L’Impromptu de l’Alma d’Eugène Ionesco (1956) est plus grinçant. L’auteur, noyé dans les affres de l’écriture, y reçoit la visite de trois « docteurs » répondant tous trois au nom de Bartholomeus (Ier , II et III) derrière lesquels on reconnaît non seulement Bartholo, le barbon pédant de Beaumarchais, mais aussi respectivement Roland Barthes, Bernard Dort et Jean-Jacques Gautier. Ionesco y renvoie ainsi dos à dos ce qu’il appelle la critique brechtienne « ultra-scientifique » et « ultra-populaire » de la revue Théâtre Populaire, et le conservatisme le plus réactionnaire du Figaro de l’époque.

Il faudrait également citer L’Impromptu du Palais Royal de Jean Cocteau (1962) dont on imagine bien, surtout depuis Le Visage d’Orphée, l’influence plus ou moins consciente qu’il a pu exercer sur Olivier Py.

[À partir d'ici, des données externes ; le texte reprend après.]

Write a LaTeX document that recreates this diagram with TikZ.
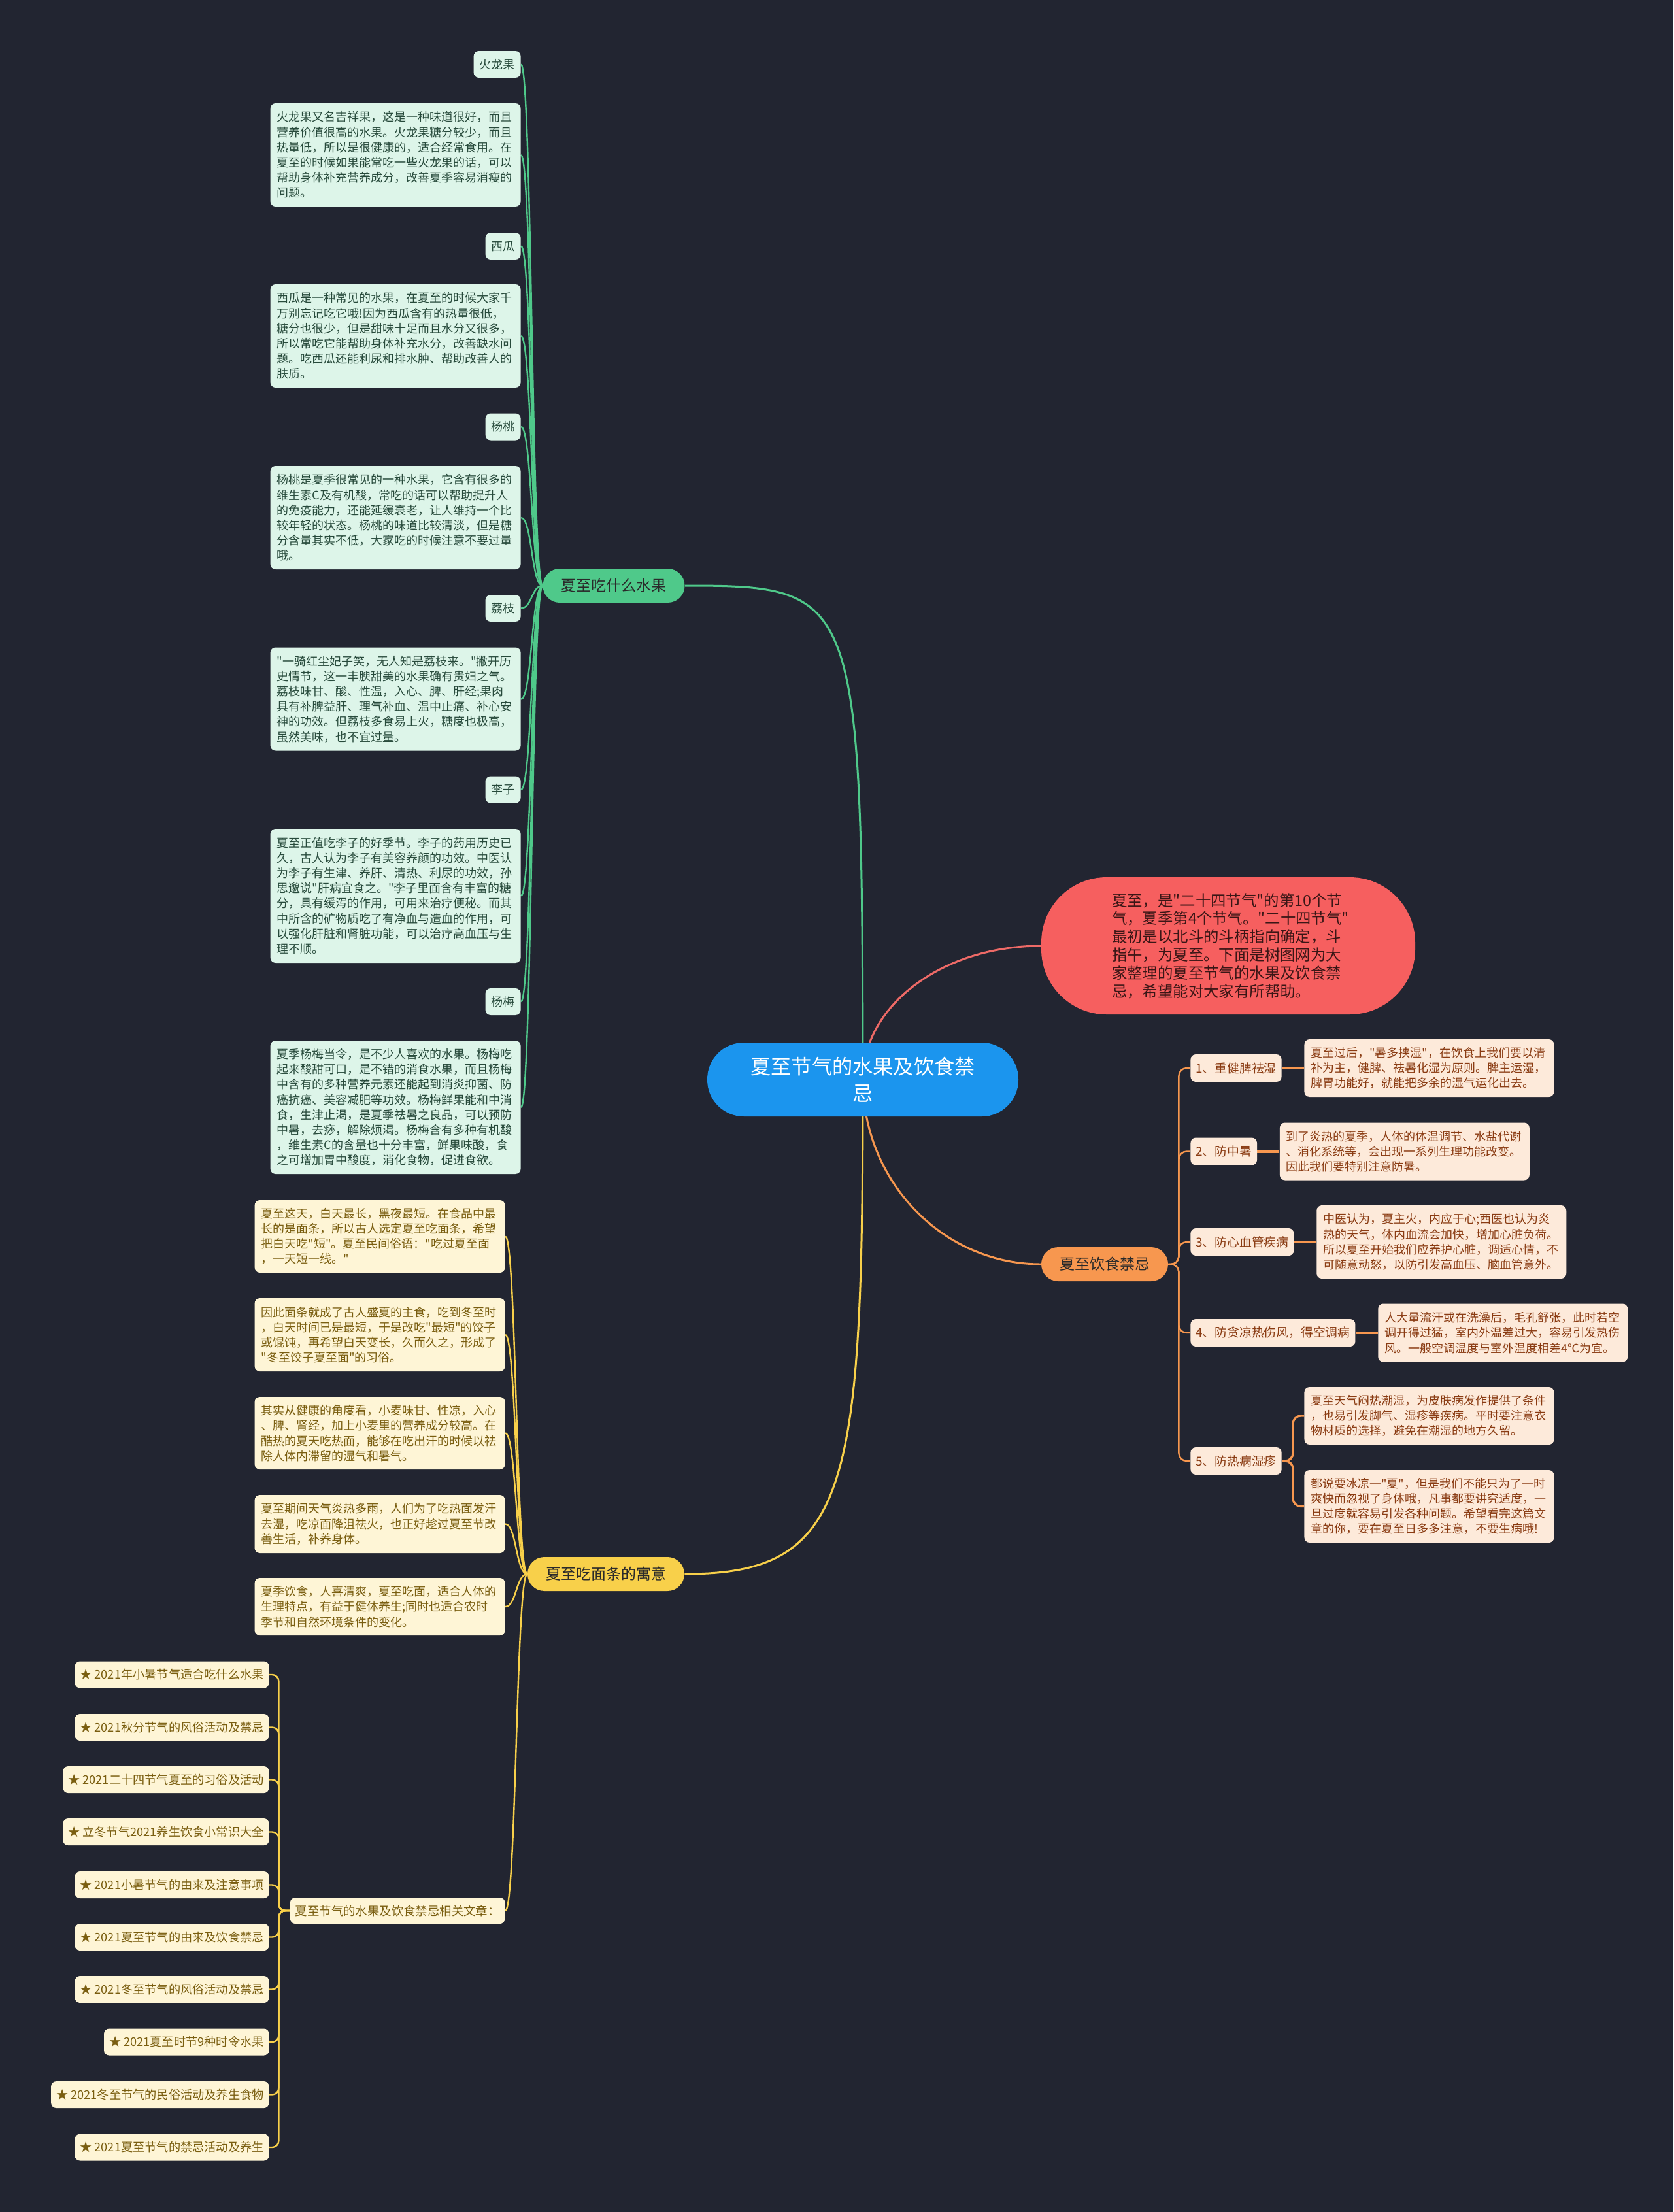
\documentclass[tikz,border=0pt]{standalone}
\usepackage{fontspec}
\setmainfont{Noto Sans CJK SC}[Ligatures=TeXOff]
\usetikzlibrary{calc}
\definecolor{bgc}{HTML}{222531}
\definecolor{rootc}{HTML}{1B95EE}
\definecolor{redc}{HTML}{F65F5F}
\definecolor{redline}{HTML}{EE6A67}
\definecolor{gmain}{HTML}{4FC98A}
\definecolor{gfill}{HTML}{DDF5E9}
\definecolor{gtext}{HTML}{274A3B}
\definecolor{ymain}{HTML}{F8D04A}
\definecolor{yfill}{HTML}{FEF5D6}
\definecolor{ytext}{HTML}{7A5E10}
\definecolor{omain}{HTML}{F7974F}
\definecolor{ofill}{HTML}{FDEADA}
\definecolor{otext}{HTML}{8A3B12}
\definecolor{maintext}{HTML}{2A2A2A}
\definecolor{redtext}{HTML}{3A1616}
\pgfdeclarelayer{back}
\pgfdeclarelayer{lines}
\pgfsetlayers{back,lines,main}
\tikzset{
  mainnode/.style={rounded corners=13pt, minimum height=26pt, inner xsep=14pt, inner ysep=0pt, text=maintext, font=\fontsize{11.5pt}{13pt}\selectfont},
  leaf/.style={rounded corners=4pt, inner xsep=5pt, inner ysep=0pt, text width=181.5pt, align=left, font=\fontsize{9pt}{11.6pt}\selectfont},
  gleaf/.style={leaf, fill=gfill, text=gtext},
  yleaf/.style={leaf, fill=yfill, text=ytext},
  oleaf/.style={leaf, fill=ofill, text=otext, text width=181pt},
  glabel/.style={fill=gfill, text=gtext, rounded corners=4pt, inner xsep=4.5pt, inner ysep=0pt, minimum height=20.5pt, font=\fontsize{9pt}{11pt}\selectfont, anchor=east},
  olabel/.style={fill=ofill, text=otext, rounded corners=4pt, inner xsep=4pt, inner ysep=0pt, minimum height=21pt, font=\fontsize{9.4pt}{11pt}\selectfont, anchor=west},
  ritem/.style={fill=yfill, text=ytext, rounded corners=4pt, inner xsep=4pt, inner ysep=0pt, minimum height=20.5pt, font=\fontsize{9.1pt}{11pt}\selectfont, anchor=east},
  gline/.style={draw=gmain, line width=1.2pt},
  yline/.style={draw=ymain, line width=1.2pt},
  oline/.style={draw=omain, line width=1.2pt},
}
\begin{document}
\begin{tikzpicture}[x=0.5pt, y=-0.5pt]
\useasboundingbox (0,0) rectangle (2560,3384);
\begin{pgfonlayer}{back}
\fill[bgc] (0,0) rectangle (2560,3384);
\end{pgfonlayer}

% root and main branches
\node[fill=rootc, text=white, rounded corners=28pt, minimum width=238pt, minimum height=56.5pt, inner sep=0pt, align=center, font=\fontsize{15.6pt}{20.8pt}\selectfont] (root) at (1320,1651.5) {夏至节气的水果及饮食禁\\忌};
\node[fill=redc, text=redtext, rounded corners=50pt, text width=178pt, inner xsep=54pt, inner ysep=0pt, minimum height=105pt, align=left, font=\fontsize{11.7pt}{13.9pt}\selectfont] (intro) at (1879,1447) {夏至，是"二十四节气"的第10个节\\气，夏季第4个节气。"二十四节气"\\最初是以北斗的斗柄指向确定，斗\\指午，为夏至。下面是树图网为大\\家整理的夏至节气的水果及饮食禁\\忌，希望能对大家有所帮助。};
\node[mainnode, fill=gmain] (gm) at (939,896) {夏至吃什么水果};
\node[mainnode, fill=ymain] (ym) at (927,2408) {夏至吃面条的寓意};
\node[mainnode, fill=omain] (om) at (1690,1934) {夏至饮食禁忌};

% green branch
\node[glabel] (g1) at (797,98.5) {火龙果};
\node[gleaf, minimum height=79pt, anchor=east] (g1t) at (797,237) {火龙果又名吉祥果，这是一种味道很好，而且\\营养价值很高的水果。火龙果糖分较少，而且\\热量低，所以是很健康的，适合经常食用。在\\夏至的时候如果能常吃一些火龙果的话，可以\\帮助身体补充营养成分，改善夏季容易消瘦的\\问题。};
\node[glabel] (g2) at (797,376.5) {西瓜};
\node[gleaf, minimum height=79pt, anchor=east] (g2t) at (797,514) {西瓜是一种常见的水果，在夏至的时候大家千\\万别忘记吃它哦!因为西瓜含有的热量很低，\\糖分也很少，但是甜味十足而且水分又很多，\\所以常吃它能帮助身体补充水分，改善缺水问\\题。吃西瓜还能利尿和排水肿、帮助改善人的\\肤质。};
\node[glabel] (g3) at (797,653) {杨桃};
\node[gleaf, minimum height=79pt, anchor=east] (g3t) at (797,792) {杨桃是夏季很常见的一种水果，它含有很多的\\维生素C及有机酸，常吃的话可以帮助提升人\\的免疫能力，还能延缓衰老，让人维持一个比\\较年轻的状态。杨桃的味道比较清淡，但是糖\\分含量其实不低，大家吃的时候注意不要过量\\哦。};
\node[glabel] (g4) at (797,930.5) {荔枝};
\node[gleaf, minimum height=79pt, anchor=east] (g4t) at (797,1069.5) {"一骑红尘妃子笑，无人知是荔枝来。"撇开历\\史情节，这一丰腴甜美的水果确有贵妇之气。\\荔枝味甘、酸、性温，入心、脾、肝经;果肉\\具有补脾益肝、理气补血、温中止痛、补心安\\神的功效。但荔枝多食易上火，糖度也极高，\\虽然美味，也不宜过量。};
\node[glabel] (g5) at (797,1208) {李子};
\node[gleaf, minimum height=102.5pt, anchor=east] (g5t) at (797,1370.5) {夏至正值吃李子的好季节。李子的药用历史已\\久，古人认为李子有美容养颜的功效。中医认\\为李子有生津、养肝、清热、利尿的功效，孙\\思邈说"肝病宜食之。"李子里面含有丰富的糖\\分，具有缓泻的作用，可用来治疗便秘。而其\\中所含的矿物质吃了有净血与造血的作用，可\\以强化肝脏和肾脏功能，可以治疗高血压与生\\理不顺。};
\node[glabel] (g6) at (797,1532.5) {杨梅};
\node[gleaf, minimum height=102pt, anchor=east] (g6t) at (797,1694) {夏季杨梅当令，是不少人喜欢的水果。杨梅吃\\起来酸甜可口，是不错的消食水果，而且杨梅\\中含有的多种营养元素还能起到消炎抑菌、防\\癌抗癌、美容减肥等功效。杨梅鲜果能和中消\\食，生津止渴，是夏季祛暑之良品，可以预防\\中暑，去痧，解除烦渴。杨梅含有多种有机酸\\，维生素C的含量也十分丰富，鲜果味酸，食\\之可增加胃中酸度，消化食物，促进食欲。};

% yellow branch
\node[yleaf, minimum height=55.5pt, anchor=east] (y1) at (773,1891.5) {夏至这天，白天最长，黑夜最短。在食品中最\\长的是面条，所以古人选定夏至吃面条，希望\\把白天吃"短"。夏至民间俗语："吃过夏至面\\，一天短一线。"};
\node[yleaf, minimum height=56pt, anchor=east] (y2) at (773,2042) {因此面条就成了古人盛夏的主食，吃到冬至时\\，白天时间已是最短，于是改吃"最短"的饺子\\或馄饨，再希望白天变长，久而久之，形成了\\"冬至饺子夏至面"的习俗。};
\node[yleaf, minimum height=55.5pt, anchor=east] (y3) at (773,2192.5) {其实从健康的角度看，小麦味甘、性凉，入心\\、脾、肾经，加上小麦里的营养成分较高。在\\酷热的夏天吃热面，能够在吃出汗的时候以祛\\除人体内滞留的湿气和暑气。};
\node[yleaf, minimum height=44.5pt, anchor=east] (y4) at (773,2331.5) {夏至期间天气炎热多雨，人们为了吃热面发汗\\去湿，吃凉面降沮祛火，也正好趁过夏至节改\\善生活，补养身体。};
\node[yleaf, minimum height=44pt, anchor=east] (y5) at (773,2458) {夏季饮食，人喜清爽，夏至吃面，适合人体的\\生理特点，有益于健体养生;同时也适合农时\\季节和自然环境条件的变化。};
\node[fill=yfill, text=ytext, rounded corners=4pt, inner xsep=4pt, inner ysep=0pt, minimum height=20pt, font=\fontsize{9.2pt}{11pt}\selectfont, anchor=east] (rel) at (773,2923) {夏至节气的水果及饮食禁忌相关文章：};
\node[ritem] (r1) at (412,2562) {★ 2021年小暑节气适合吃什么水果};
\node[ritem] (r2) at (412,2642.5) {★ 2021秋分节气的风俗活动及禁忌};
\node[ritem] (r3) at (412,2722.5) {★ 2021二十四节气夏至的习俗及活动};
\node[ritem] (r4) at (412,2802.5) {★ 立冬节气2021养生饮食小常识大全};
\node[ritem] (r5) at (412,2883.5) {★ 2021小暑节气的由来及注意事项};
\node[ritem] (r6) at (412,2963.5) {★ 2021夏至节气的由来及饮食禁忌};
\node[ritem] (r7) at (412,3043.5) {★ 2021冬至节气的风俗活动及禁忌};
\node[ritem] (r8) at (412,3124) {★ 2021夏至时节9种时令水果};
\node[ritem] (r9) at (412,3204.5) {★ 2021冬至节气的民俗活动及养生食物};
\node[ritem] (r10) at (412,3285) {★ 2021夏至节气的禁忌活动及养生};

% orange branch
\node[olabel] (s1) at (1821,1634) {1、重健脾祛湿};
\node[olabel] (s2) at (1821,1761.5) {2、防中暑};
\node[olabel] (s3) at (1821,1900) {3、防心血管疾病};
\node[olabel] (s4) at (1821,2039) {4、防贪凉热伤风，得空调病};
\node[olabel] (s5) at (1821,2235) {5、防热病湿疹};
\node[oleaf, minimum height=44pt, anchor=west] (o1) at ($(s1.east)+(34,0)$) {夏至过后，"暑多挟湿"，在饮食上我们要以清\\补为主，健脾、祛暑化湿为原则。脾主运湿，\\脾胃功能好，就能把多余的湿气运化出去。};
\node[oleaf, minimum height=44pt, anchor=west] (o2) at ($(s2.east)+(34,0)$) {到了炎热的夏季，人体的体温调节、水盐代谢\\、消化系统等，会出现一系列生理功能改变。\\因此我们要特别注意防暑。};
\node[oleaf, minimum height=56pt, anchor=west] (o3) at ($(s3.east)+(34,0)$) {中医认为，夏主火，内应于心;西医也认为炎\\热的天气，体内血流会加快，增加心脏负荷。\\所以夏至开始我们应养护心脏，调适心情，不\\可随意动怒，以防引发高血压、脑血管意外。};
\node[oleaf, minimum height=44.5pt, anchor=west] (o4) at ($(s4.east)+(34,0)$) {人大量流汗或在洗澡后，毛孔舒张，此时若空\\调开得过猛，室内外温差过大，容易引发热伤\\风。一般空调温度与室外温度相差4℃为宜。};
\coordinate (s5r) at ($(s5.east)+(34,0)$);
\node[oleaf, minimum height=44pt, anchor=west] (o5a) at (s5r |- 0,2166) {夏至天气闷热潮湿，为皮肤病发作提供了条件\\，也易引发脚气、湿疹等疾病。平时要注意衣\\物材质的选择，避免在潮湿的地方久留。};
\node[oleaf, minimum height=55.5pt, anchor=west] (o5b) at (s5r |- 0,2304.5) {都说要冰凉一"夏"，但是我们不能只为了一时\\爽快而忽视了身体哦，凡事都要讲究适度，一\\旦过度就容易引发各种问题。希望看完这篇文\\章的你，要在夏至日多多注意，不要生病哦!};

% connectors
\begin{pgfonlayer}{lines}
\draw[gmain, line width=1.5pt] (root.center) .. controls (1319,905) and (1312,896) .. (gm.east);
\draw[redline, line width=1.5pt] (root.center) .. controls (1320,1538) and (1442,1447) .. (intro.west);
\draw[omain, line width=1.5pt] (root.center) .. controls (1320,1807) and (1442,1934) .. (om.west);
\draw[ymain, line width=1.5pt] (root.center) .. controls (1320,2280) and (1300,2408) .. (ym.east);
\foreach \c in {g1,g1t,g2,g2t,g3,g3t,g4,g4t,g5,g5t,g6,g6t}
  \draw[gline] (gm.west) .. controls +(-17,0) and +(17,0) .. (\c.east);
\foreach \c in {y1,y2,y3,y4,y5,rel}
  \draw[yline] (ym.west) .. controls +(-17,0) and +(17,0) .. (\c.east);
\foreach \c in {r1,r2,r3,r4,r5,r6,r7,r8,r9,r10}
  \draw[yline, rounded corners=5pt] (rel.west) -- ++(-17,0) |- (\c.east);
\foreach \c in {s1,s2,s3,s4,s5}
  \draw[oline, rounded corners=6pt] (om.east) -- ++(16,0) |- (\c.west);
\draw[oline, line width=2pt] (s1.east) -- (o1.west);
\draw[oline, line width=2pt] (s2.east) -- (o2.west);
\draw[oline, line width=2pt] (s3.east) -- (o3.west);
\draw[oline, line width=2pt] (s4.east) -- (o4.west);
\draw[oline, line width=1.6pt, rounded corners=6pt] (s5.east) -- ++(17,0) |- (o5a.west);
\draw[oline, line width=1.6pt, rounded corners=6pt] (s5.east) -- ++(17,0) |- (o5b.west);
\end{pgfonlayer}
\end{tikzpicture}
\end{document}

Mais il convient surtout, en dernière analyse, de rattacher cette modeste tradition ludique, humoristique et polémique des impromptus à une thématique plus large et plus vaste : celle du « théâtre dans le théâtre », de la mise en abyme de la scène, de l’enchâssement des fictions, ou encore du « métathéâtre » – c’est-à-dire du discours ou du commentaire sur le théâtre.


Alors il faudrait citer, aux origines, Les Grenouilles d’Aristophane, Hamlet et Le Songe d’une nuit d’été de Shakespeare – les fameuses séquences respectives dites «des comédiens» et « des artisans » –, certes L’illusion comique de Corneille, mais aussi Les Acteurs de bonne foi de Marivaux, et surtout Pirandello qui avec Six personnages en quête d’auteur et Ce soir on improvise a même donné son nom – on parle désormais de « pirandellisme » – à l’expression et à l’évolution de ce motif dans la modernité.